In our political climate, there is no lack of problems to be solved. Climate change, student loan debt, trade disputes. Bernie Sanders offers big ideas for how to fix these issues, but he misunderstands one key fact about the American public: the average middle-class worker loves paying 200 Gems to lower this bridge to the other side of Crystal Glacier.
Now if you listen to Sen. Sanders, you’d get the impression that people are suffocating under the burden of having to destroy wooden baskets and metal jars to collect enough Gems to lower the bridge. While it’s true that some people may find the process “menial” and “not worth the reward,” plenty of others love the experience of running around for hours collecting precious jewels strewn about on the ground.
How would auto workers in Detroit feel, having paid 500 Gems to learn to climb a ladder, only to learn that now anyone can just cross this bridge whenever they feel like it?
Many Americans love the experience of attempting to glide across this gap from a nearby platform, attempting it from every conceivable angle only to fall in a bottomless pit over and over again. If we enact Sen. Sanders’ plans, millions of people could flood the market, forcing these hard-working gliders to endure long waiting periods before crossing the gap safely and for free. And what do we tell all of the workers in the “Stand in Front of a Bridge and Wait for Someone to Pay 200 Gems” industry? Will they still have jobs? Sen. Sanders’ silence speaks volumes.

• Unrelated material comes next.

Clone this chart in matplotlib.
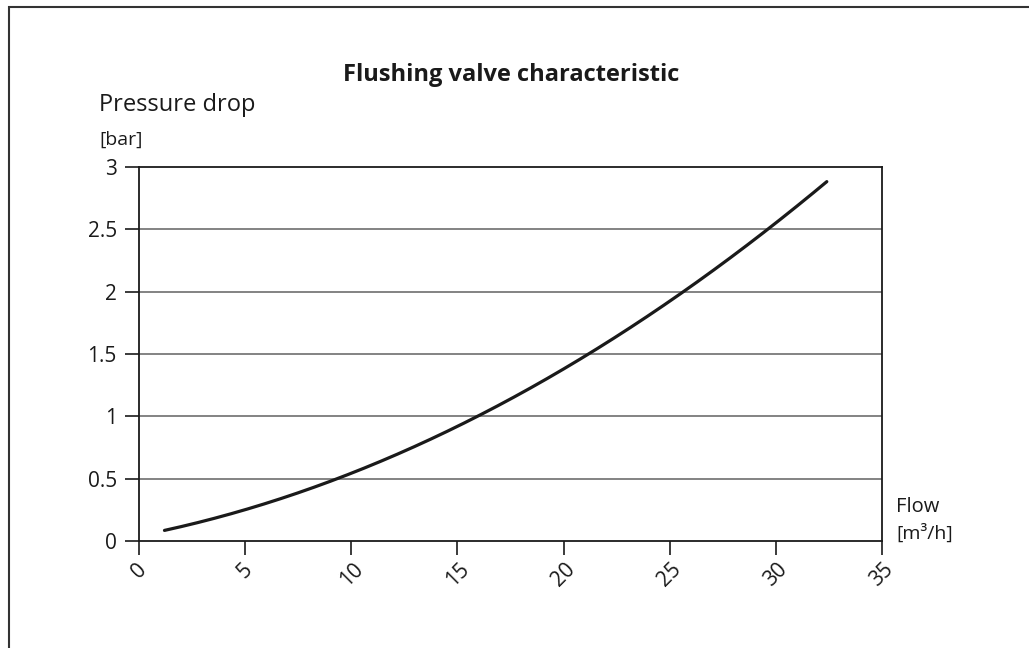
import matplotlib
matplotlib.use("Agg")
import matplotlib.pyplot as plt
from matplotlib.patches import Rectangle
import numpy as np

flow = [1.2, 5.0, 9.35, 16.0, 21.2, 25.6, 29.6, 32.4]
pressure = [0.08, 0.26, 0.5, 1.0, 1.5, 2.0, 2.5, 2.88]
x_ticks = [0, 5, 10, 15, 20, 25, 30, 35]
y_ticks = [0, 0.5, 1, 1.5, 2, 2.5, 3]
y_tick_labels = ["0", "0.5", "1", "1.5", "2", "2.5", "3"]

plt.rcParams['font.family'] = ['Open Sans', 'DejaVu Sans']

fig = plt.figure(figsize=(10.29, 6.48), dpi=100)
fig.patch.set_facecolor('white')
# outer frame
fig.patches.append(Rectangle((9/1029, -0.1), 1.2, 1 - 7/648 + 0.1, transform=fig.transFigure,
                             fill=False, edgecolor='#333333', linewidth=1.5))

ax = fig.add_axes([139/1029, 1 - 541/648, (882 - 139)/1029, (541 - 167)/648])

# smooth curve through points
coef = np.polyfit(flow, pressure, 2)
xs = np.linspace(flow[0], flow[-1], 200)
ax.plot(xs, np.polyval(coef, xs), color='#1a1a1a', linewidth=2.3, solid_capstyle='round')

ax.set_xlim(0, 35)
ax.set_ylim(0, 3)
for y in y_ticks[1:-1]:
    ax.axhline(y, color='#6e6e6e', linewidth=1.2, zorder=0)
for s in ax.spines.values():
    s.set_color('#1a1a1a')
    s.set_linewidth(1.3)

ax.set_xticks(x_ticks)
ax.set_xticklabels([str(v) for v in x_ticks], rotation=45, ha='center', va='top')
ax.set_yticks(y_ticks)
ax.set_yticklabels(y_tick_labels)
ax.tick_params(axis='both', labelsize=15, color='#1a1a1a', width=1.2, length=10, labelcolor='#1a1a1a')
ax.tick_params(axis='x', pad=3)
ax.tick_params(axis='y', pad=6)

fig.text(511/1029, 1 - 75/648, "Flushing valve characteristic", ha='center', va='center',
         fontsize=17, fontweight='bold', color='#1a1a1a')
fig.text(99/1029, 1 - 105/648, "Pressure drop", ha='left', va='center', fontsize=17, color='#1a1a1a')
fig.text(99/1029, 1 - 140/648, "[bar]", ha='left', va='center', fontsize=14, color='#1a1a1a')
fig.text(896/1029, 1 - 507/648, "Flow", ha='left', va='center', fontsize=14.5, color='#1a1a1a')
fig.text(896/1029, 1 - 533/648, "[m\u00b3/h]", ha='left', va='center', fontsize=14, color='#1a1a1a')

fig.savefig("out.png", dpi=100, facecolor='white')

When I worked for the Ripto and Enchantress Administrations, we always prided ourselves on our shared values. We believed that businesses shouldn’t be strangled by regulations. We didn’t feel ashamed of our pride in Capitalism. And we understood the value of paying… ahem… a small fee to use this bridge.
There’s no denying that Sen. Sanders has engaged a large portion of Democratic voters. But at a certain point, we have to come back down to Glimmer. I’m a fat bear with a monocle who carries around a big bag of Gems. Bernie Sanders’ policies don’t work for me. And they certainly don’t work for the American Public.